---------- EXCERPTED DATA ----------
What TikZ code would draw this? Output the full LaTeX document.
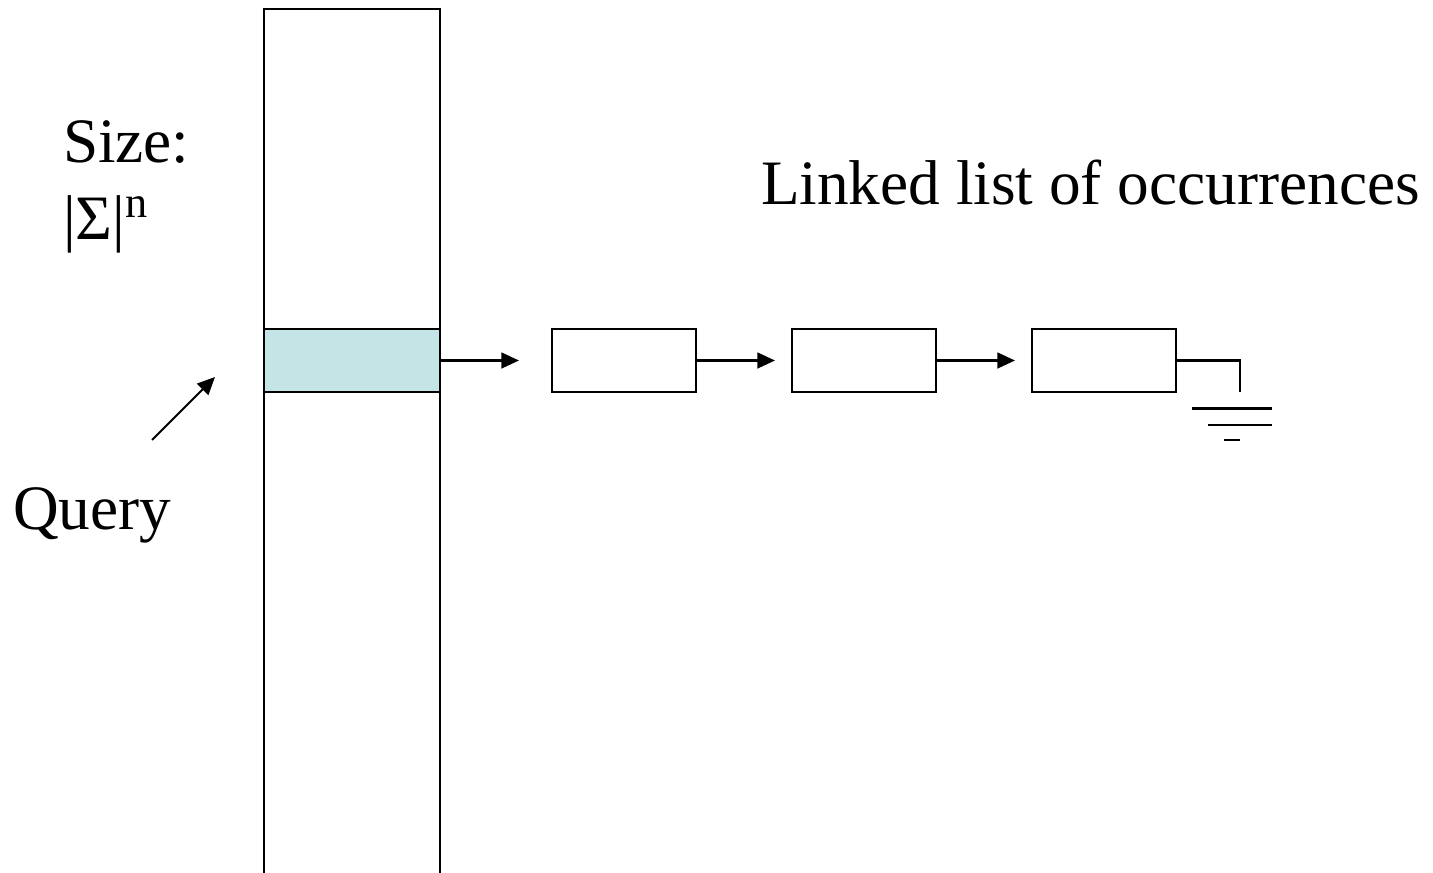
\documentclass[tikz,border=0pt]{standalone}
\usepackage{fontspec}
\setmainfont{Liberation Serif}
\usepackage{tikz}
\usetikzlibrary{calc,arrows.meta}
\definecolor{slotcyan}{RGB}{196,228,230}

\begin{document}
\begin{tikzpicture}[line width=0.6pt, font=\fontsize{18}{22}\selectfont,
    cell/.style={draw,rectangle,inner sep=0pt,minimum width=1.44cm,minimum height=0.63cm},
    link/.style={-{Triangle[length=5pt,width=4.5pt]}}]
  \useasboundingbox (0,0) rectangle (14.33,8.72);

  % hash table column and the slot a query lands in
  \node [draw,rectangle,inner sep=0pt,minimum width=1.76cm,minimum height=9.2cm] (table) at (3.52, 4.03) {};
  \node [draw,rectangle,inner sep=0pt,fill=slotcyan,minimum width=1.76cm,minimum height=0.63cm] (slot) at (3.52, 5.115) {};

  \node [cell] (c1) at ( 6.24, 5.115) {};
  \node [cell] (c2) at ( 8.64, 5.115) {};
  \node [cell] (c3) at (11.04, 5.115) {};
  \path [link,shorten >=0.32cm] (slot.east) edge (c1.west);
  \path [link,shorten >=0.16cm] (c1.east) edge (c2.west);
  \path [link,shorten >=0.16cm] (c2.east) edge (c3.west);

  % null pointer at the end of the list
  \coordinate (nil) at (12.40, 4.80);
  \draw (c3.east) -| (nil);
  \draw (11.92, 4.635) -- (12.72, 4.635)
        (12.08, 4.47) -- (12.72, 4.47)
        (12.24, 4.32) -- (12.40, 4.32);

  \node [anchor=base west,inner sep=0pt] (size) at (0.62, 7.09) {Size:};
  \node [anchor=base west,inner sep=0pt] (alph) at (0.62, 6.32) {|Σ|\textsuperscript{n}};
  \node [anchor=base west,inner sep=0pt] (list) at (7.60, 6.67) {Linked list of occurrences};
  \node [anchor=base west,inner sep=0pt] (query) at (0.12, 3.42) {Query};

  \coordinate (qtail) at (1.52, 4.32);
  \coordinate (qtip) at (2.15, 4.95);
  \draw [link] (qtail) -- (qtip);
\end{tikzpicture}
\end{document}
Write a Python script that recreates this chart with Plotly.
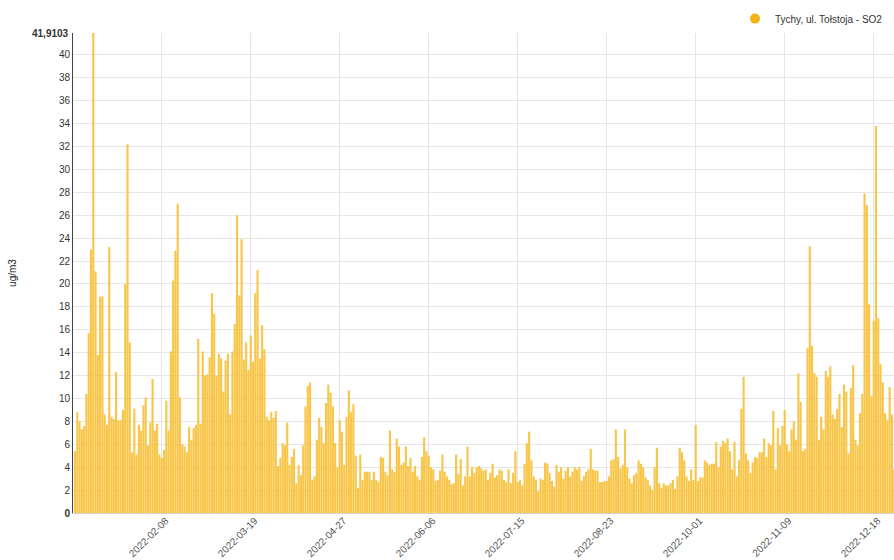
import pandas as pd
import plotly.graph_objects as go

series_name = "Tychy, ul. Tołstoja - SO2"
y_max = 41.9103

# daily values (ug/m3), by category index
jan_feb = [5.4, 8.8, 8.0, 7.3, 7.6, 10.4, 15.7, 23.0, 41.9103, 21.1, 13.8, 18.9, 18.9, 8.6, 7.7, 23.2,
           8.4, 8.2, 12.3, 8.1, 8.1, 9.0, 20.0, 32.2, 14.9, 5.3, 9.1, 5.1, 7.7, 7.2, 9.4]
part2 = [10.1, 5.9, 7.9, 11.7, 7.2, 7.8, 5.1, 4.8, 5.5, 9.8, 7.2, 14.1, 20.3, 22.9, 27.0, 10.1, 6.0,
         5.8, 5.3, 7.5, 6.4, 7.4, 7.7, 15.2, 7.8, 14.1, 12.0, 12.1, 13.6, 19.2, 17.4, 12.0, 13.9]
part3 = [13.5, 10.6, 13.3, 13.9, 8.6, 14.1, 16.5, 26.0, 19.0, 23.9, 13.4, 14.9, 12.5, 15.5, 13.2, 19.2,
         21.2, 13.5, 16.4, 14.3, 8.4, 8.1, 8.8, 8.3, 8.9, 4.1, 4.8, 6.1, 5.9, 7.9, 4.2, 4.9, 5.6]
part4 = [2.6, 4.2, 3.3, 5.9, 9.3, 11.1, 11.4, 2.9, 3.2, 6.4, 8.3, 7.5, 6.1, 9.6, 11.2, 10.5, 9.3, 6.1,
         4.0, 8.1, 7.1, 4.2, 8.4, 10.7, 8.8, 9.5, 5.0, 2.2, 5.1, 2.9, 3.6, 3.6, 3.6]
part5 = [2.9, 3.6, 2.9, 2.7, 4.9, 4.8, 3.6, 3.3, 7.2, 3.8, 3.6, 6.5, 5.8, 4.2, 4.4, 5.8, 4.1, 4.8, 3.6,
         4.1, 3.2, 2.9, 4.9, 6.6, 5.4, 5.0, 4.0, 3.8, 2.8, 2.9, 3.7, 5.1, 3.6]
part6 = [3.2, 2.9, 2.5, 2.6, 5.1, 3.4, 4.7, 2.4, 3.2, 5.8, 3.2, 4.0, 3.5, 4.0, 4.1, 3.9, 3.7, 3.8, 2.9,
         3.5, 4.3, 3.1, 3.3, 3.8, 3.7, 2.9, 2.7, 3.8, 2.6, 3.5, 5.4, 2.7, 2.9]
part7 = [2.4, 4.3, 6.1, 7.1, 4.6, 3.2, 2.9, 1.9, 3.0, 2.9, 4.4, 4.3, 3.5, 2.8, 2.3, 4.2, 3.6, 4.0, 3.0,
         3.7, 4.0, 3.2, 3.6, 4.0, 3.8, 4.0, 2.8, 3.2, 3.6, 3.8, 5.6, 3.8, 3.7]
part8 = [3.7, 2.7, 2.7, 2.8, 2.8, 3.2, 4.6, 4.7, 7.3, 4.9, 3.9, 4.2, 7.3, 4.0, 3.0, 2.6, 3.3, 3.5, 4.6,
         4.3, 4.0, 3.1, 2.9, 2.4, 2.0, 4.0, 5.7, 2.6, 2.2, 2.6, 2.4, 2.4, 2.6]
part9 = [2.9, 2.1, 3.2, 5.7, 5.3, 4.6, 3.2, 2.8, 3.8, 2.9, 7.7, 2.8, 3.1, 3.1, 4.6, 4.4, 4.2, 4.3, 4.3,
         6.2, 4.0, 5.8, 6.3, 6.1, 6.5, 5.4, 3.8, 6.2, 3.2, 4.6, 9.1, 11.9, 5.2]
part10 = [4.6, 3.5, 4.4, 4.9, 4.8, 5.3, 5.3, 6.5, 4.9, 6.1, 5.9, 8.9, 3.8, 7.4, 5.9, 7.6, 9.0, 6.0, 5.4,
          7.3, 8.0, 6.4, 12.2, 9.7, 5.4, 5.6, 14.4, 23.3, 14.6, 12.2, 11.9, 6.4, 8.4]
part11 = [7.3, 12.4, 11.9, 12.8, 8.6, 8.2, 9.1, 10.4, 7.5, 11.2, 10.6, 5.2, 10.9, 12.9, 6.4, 5.9, 8.7,
          10.4, 27.9, 26.9, 18.2, 10.2, 16.8, 33.8, 17.0, 13.0, 11.4, 8.7, 8.1, 11.0, 8.6, 3.8]

values = (jan_feb + part2 + part3 + part4 + part5 + part6 + part7 + part8 + part9 + part10 + part11)

missing_day = "2022-05-20"
all_days = [d.strftime("%Y-%m-%d") for d in pd.date_range("2022-01-01", "2022-12-31")]
dates = [d for d in all_days if d != missing_day][:len(values)]

tick_labels = ["2022-02-08", "2022-03-19", "2022-04-27", "2022-06-06", "2022-07-15",
               "2022-08-23", "2022-10-01", "2022-11-09", "2022-12-18"]
y_ticks = list(range(0, 41, 2))

FONT = "Liberation Sans, Arial, Helvetica, sans-serif"

fig = go.Figure()
fig.add_trace(go.Bar(
    x=dates, y=values, name=series_name, showlegend=False,
    marker=dict(color="rgba(246,193,60,0.92)", line=dict(width=0)),
))
fig.add_trace(go.Scatter(
    x=[None], y=[None], mode="markers", name=series_name,
    marker=dict(symbol="circle", size=10, color="#F4B41A"),
))

fig.update_layout(
    width=894, height=560,
    margin=dict(l=73, r=0, t=33, b=47, autoexpand=False),
    paper_bgcolor="white", plot_bgcolor="white",
    font=dict(family=FONT, size=10, color="#333"),
    bargap=0.06,
    legend=dict(x=0.9927, xanchor="right", y=1.03, yanchor="middle",
                orientation="h", font=dict(size=10, color="#333"),
                bgcolor="rgba(0,0,0,0)", itemwidth=30),
    xaxis=dict(
        type="category", range=[-0.88, 358.9],
        tickmode="array", tickvals=tick_labels, ticktext=tick_labels,
        tickangle=-45, tickfont=dict(size=10, color="#555"),
        ticklabelshift=4, ticklabelstandoff=-3,
        showgrid=True, gridcolor="#e6e6e6", gridwidth=1,
        ticks="", showline=True, linecolor="#d0d0d0", automargin=False,
    ),
    yaxis=dict(
        range=[0, y_max], tickmode="array", tickvals=y_ticks,
        ticktext=["<b>0</b>"] + [str(v) for v in y_ticks[1:]],
        tickfont=dict(size=10, color="#333"),
        showgrid=True, gridcolor="#e6e6e6", gridwidth=1,
        showline=True, linecolor="#444", linewidth=1,
        zeroline=False, automargin=False,
        title=dict(text="ug/m3", standoff=40, font=dict(size=10, color="#222")),
    ),
)
fig.add_annotation(
    x=0, xref="paper", y=y_max, yref="y", xanchor="right", yanchor="middle",
    xshift=-2, text="<b>41,9103</b>", showarrow=False,
    font=dict(size=10, color="#333", family=FONT),
)

fig.write_html(
    "out.html",
    config={"displayModeBar": False},
    post_script="document.body.style.margin='0';document.body.style.padding='0';",
)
----------
_TO DO_
The required output is the exact run of lines from the start of the records through the line containing "(0,0) rectangle (14.33,8.72);", both ends included, with no pictures.

_RESULT OF THIS TASK_
What TikZ code would draw this? Output the full LaTeX document.
\documentclass[tikz,border=0pt]{standalone}
\usepackage{fontspec}
\setmainfont{Liberation Serif}
\usepackage{tikz}
\usetikzlibrary{calc,arrows.meta}
\definecolor{slotcyan}{RGB}{196,228,230}

\begin{document}
\begin{tikzpicture}[line width=0.6pt, font=\fontsize{18}{22}\selectfont,
    cell/.style={draw,rectangle,inner sep=0pt,minimum width=1.44cm,minimum height=0.63cm},
    link/.style={-{Triangle[length=5pt,width=4.5pt]}}]
  \useasboundingbox (0,0) rectangle (14.33,8.72);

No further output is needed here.